Мамины пальцы теребили сумочку, лежавшую у нее на коленях.
— Я спускалась с корабля по сходням, а он стоял на причале и ждал, а когда подошел ко мне и я посмотрела ему в глаза, то мне показалось, что передо мной человек, которого я совсем не знаю, кто-то чужой, незнакомый. Я передать тебе не могу, как мне стало страшно. Потом он заговорил со мной, стал жестикулировать, и я вдруг увидела прежнего Ларса, которого так любила.
— А сколько это длилось по времени?
— Что?
— Сколько ты не могла его узнать?
— Да нет же, я его, разумеется, узнала, просто это был не он. Сколько длилось?

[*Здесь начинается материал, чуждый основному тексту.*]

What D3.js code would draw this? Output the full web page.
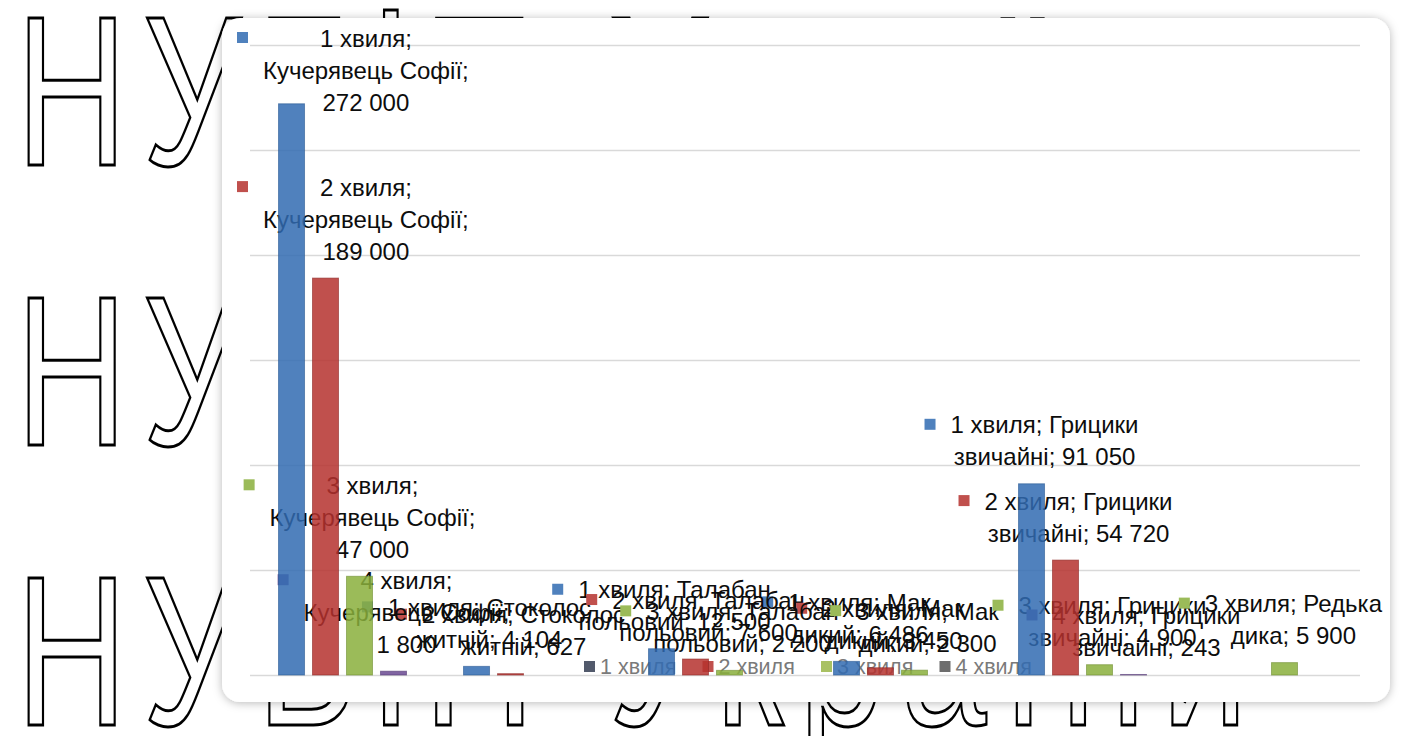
<!DOCTYPE html>
<html>
<head>
<meta charset="utf-8">
<script src="https://cdn.jsdelivr.net/npm/d3@7"></script>
<style>
  html, body { margin: 0; padding: 0; background: #fff; overflow: hidden; }
  svg { display: block; }
</style>
</head>
<body>
<svg id="chart" width="1402" height="736"></svg>
<script>
// ---- data ----
const categories = ["Кучерявець Софії", "Стоколос житній", "Талабан польовий", "Мак дикий", "Грицики звичайні", "Редька дика"];
const series = ["1 хвиля", "2 хвиля", "3 хвиля", "4 хвиля"];
const wave1 = [272000, 4104, 12500, 6486, 91050, null];
const wave2 = [189000, 627, 7600, 3450, 54720, null];
const wave3 = [47000, null, 2200, 2300, 4900, 5900];
const wave4 = [1800, null, null, null, 243, null];
const yTicks = [0, 50000, 100000, 150000, 200000, 250000, 300000];
const watermarkText = "НУБіП України";

// ---- styles ----
const keyColors = ["#4f81bd", "#c0504d", "#9bbb59", "#8064a2"];
const barColors = ["#316bb1", "#b5312e", "#89af3c", "#6a4992"];
const barEdges = ["#2a5a94", "#8f2826", "#6f8f30", "#553a75"];
const legendColors = ["#525a6c", "#c0504d", "#a9c163", "#6d6d6d"];
const labelFont = "'Liberation Sans', Arial, sans-serif";
const labelSize = 24;

const values = [wave1, wave2, wave3, wave4];
const box = { x: 222, y: 18, w: 1168, h: 684, r: 18 };
const plot = { left: 250, right: 1360, top: 45, bottom: 675 };

const svg = d3.select("#chart");
const defs = svg.append("defs");
const shadow = defs.append("filter").attr("id", "boxShadow")
  .attr("x", "-5%").attr("y", "-5%").attr("width", "110%").attr("height", "110%");
shadow.append("feDropShadow").attr("dx", 0).attr("dy", 1).attr("stdDeviation", 5)
  .attr("flood-color", "#000").attr("flood-opacity", 0.28);

// background outline lettering
const wm = svg.append("g").attr("font-family", labelFont).attr("font-size", 214);
[165, 445, 725].forEach(base => {
  wm.append("text")
    .attr("transform", `translate(16,${base}) scale(0.72,1)`)
    .attr("letter-spacing", 22)
    .attr("fill", "#fff").attr("stroke", "#000").attr("stroke-width", 3)
    .text(watermarkText);
});

// chart area
svg.append("rect")
  .attr("x", box.x).attr("y", box.y).attr("width", box.w).attr("height", box.h)
  .attr("rx", box.r).attr("fill", "#fff").attr("filter", "url(#boxShadow)");

// scales
const y = d3.scaleLinear().domain([0, 300000]).range([plot.bottom, plot.top]);
const x0 = d3.scaleBand().domain(categories).range([plot.left, plot.right]).padding(0);
const x1 = d3.scaleBand().domain(series).range([0, x0.bandwidth() * 0.735]).padding(0);
const barW = x1.step() * 0.765;
const groupOffset = (x0.bandwidth() - (x1.step() * (series.length - 1) + barW)) / 2;

// gridlines
const grid = svg.append("g")
  .attr("transform", `translate(${plot.left},0)`)
  .call(d3.axisLeft(y).tickValues(yTicks).tickSize(-(plot.right - plot.left)).tickFormat(""));
grid.select(".domain").remove();
grid.selectAll(".tick line").attr("stroke", "#d9d9d9").attr("stroke-width", 1.6);

// legend
const legendStep = 118.5;
const legendLeft = (plot.left + plot.right) / 2 - legendStep * series.length / 2 + 16;
const legend = svg.append("g").attr("font-family", labelFont).attr("font-size", 21.5);
series.forEach((s, i) => {
  const lx = legendLeft + i * legendStep;
  legend.append("rect").attr("x", lx).attr("y", 661).attr("width", 11).attr("height", 11)
    .attr("fill", legendColors[i]);
  legend.append("text").attr("x", lx + 16).attr("y", 667).attr("dominant-baseline", "central")
    .attr("fill", "#7a7a7a").text(s);
});

// bar records
const fmt = v => d3.format(",")(v).replace(/,/g, "\u00a0");
const bars = [];
series.forEach((s, si) => {
  categories.forEach((c, ci) => {
    const v = values[si][ci];
    if (v == null) return;
    const bx = x0(c) + groupOffset + x1(s);
    bars.push({ s, si, c, v, x: bx, top: y(v), cx: bx + barW / 2 });
  });
});

// data labels: key square + wrapped "series; category; value"
const measure = svg.append("text").attr("font-family", labelFont).attr("font-size", labelSize)
  .attr("visibility", "hidden");
const textW = t => { measure.text(t); return measure.node().getComputedTextLength(); };
const wrapWidth = 218;
function wrapWords(str) {
  const words = str.split(" ");
  const lines = [];
  let cur = "";
  words.forEach(w => {
    const trial = cur ? cur + " " + w : w;
    if (cur && textW(trial) > wrapWidth) { lines.push(cur); cur = w; }
    else cur = trial;
  });
  if (cur) lines.push(cur);
  return lines;
}

const lineH = 32, keySize = 11, keyGap = 15;
const labels = svg.append("g").attr("font-family", labelFont).attr("font-size", labelSize).attr("fill", "#0d0d0d");
bars.forEach(b => {
  const lines = wrapWords(`${b.s}; ${b.c}; ${fmt(b.v)}`);
  const maxW = d3.max(lines, textW);
  const blockW = keySize + keyGap + maxW;
  let left = b.cx - blockW / 2;
  left = Math.max(box.x + 15, Math.min(left, box.x + box.w - 8 - blockW));
  let firstY = b.top - 27 - (lines.length - 1) * lineH;
  firstY = Math.max(box.y + 20, firstY);
  const textCx = left + keySize + keyGap + maxW / 2;
  const g = labels.append("g");
  g.append("rect").attr("x", left).attr("y", firstY - 6).attr("width", keySize).attr("height", keySize)
    .attr("fill", keyColors[b.si]);
  lines.forEach((ln, li) => {
    g.append("text").attr("x", textCx).attr("y", firstY + li * lineH)
      .attr("text-anchor", "middle").attr("dominant-baseline", "central").text(ln);
  });
});
measure.remove();

// bars
svg.append("g").selectAll("rect").data(bars).join("rect")
  .attr("x", d => d.x).attr("y", d => d.top)
  .attr("width", barW).attr("height", d => plot.bottom - d.top)
  .attr("fill", d => barColors[d.si]).attr("fill-opacity", 0.85)
  .attr("stroke", d => barEdges[d.si]).attr("stroke-opacity", 0.6).attr("stroke-width", 1);
</script>
</body>
</html>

Трудно сказать, недолго, меньше минуты, может, даже считаные секунды, но я их никогда не забуду.
Когда мы прощались перед зоной досмотра, мама крепко обняла меня и произнесла, глядя куда-то в самую душу:
— Эрик, сыночек, если бы я умела, я бы ее к тебе приворожила.
После этих слов она повернулась, разулась, поставила туфли и сумку на конвейерную ленту и принялась ждать, пока женщина в форме поманит ее, приглашая пройти под аркой металлодетектора.
Несмотря на радость от возвращения домой, — писал мой отец, — лето я прожил в состоянии постоянного разлада со всем и вся. Дома я тосковал. Мне не хватало армейской жизни, не хватало не столько близких друзей, сколько чувства товарищества, которое возникает лишь в процессе военной службы. Не хватало нашей ежедневной трубы-грозы-войны, а с нею наших разудалых, но беззлобных игрищ и забав, чтобы и работать на всю катушку, и гулять на всю катушку, не мешая, разумеется, одно с другим. Я научился ценить армейский порядок и уставное единообразие, если в них был смысл. Даже армейские перегибы, когда дело касалось образцового содержания казармы, обмундирования, техники и оружия, были мне по сердцу. Жизнь «на гражданке», в том числе и в родительском доме, угнетала меня своей расхлябанностью и хаосом.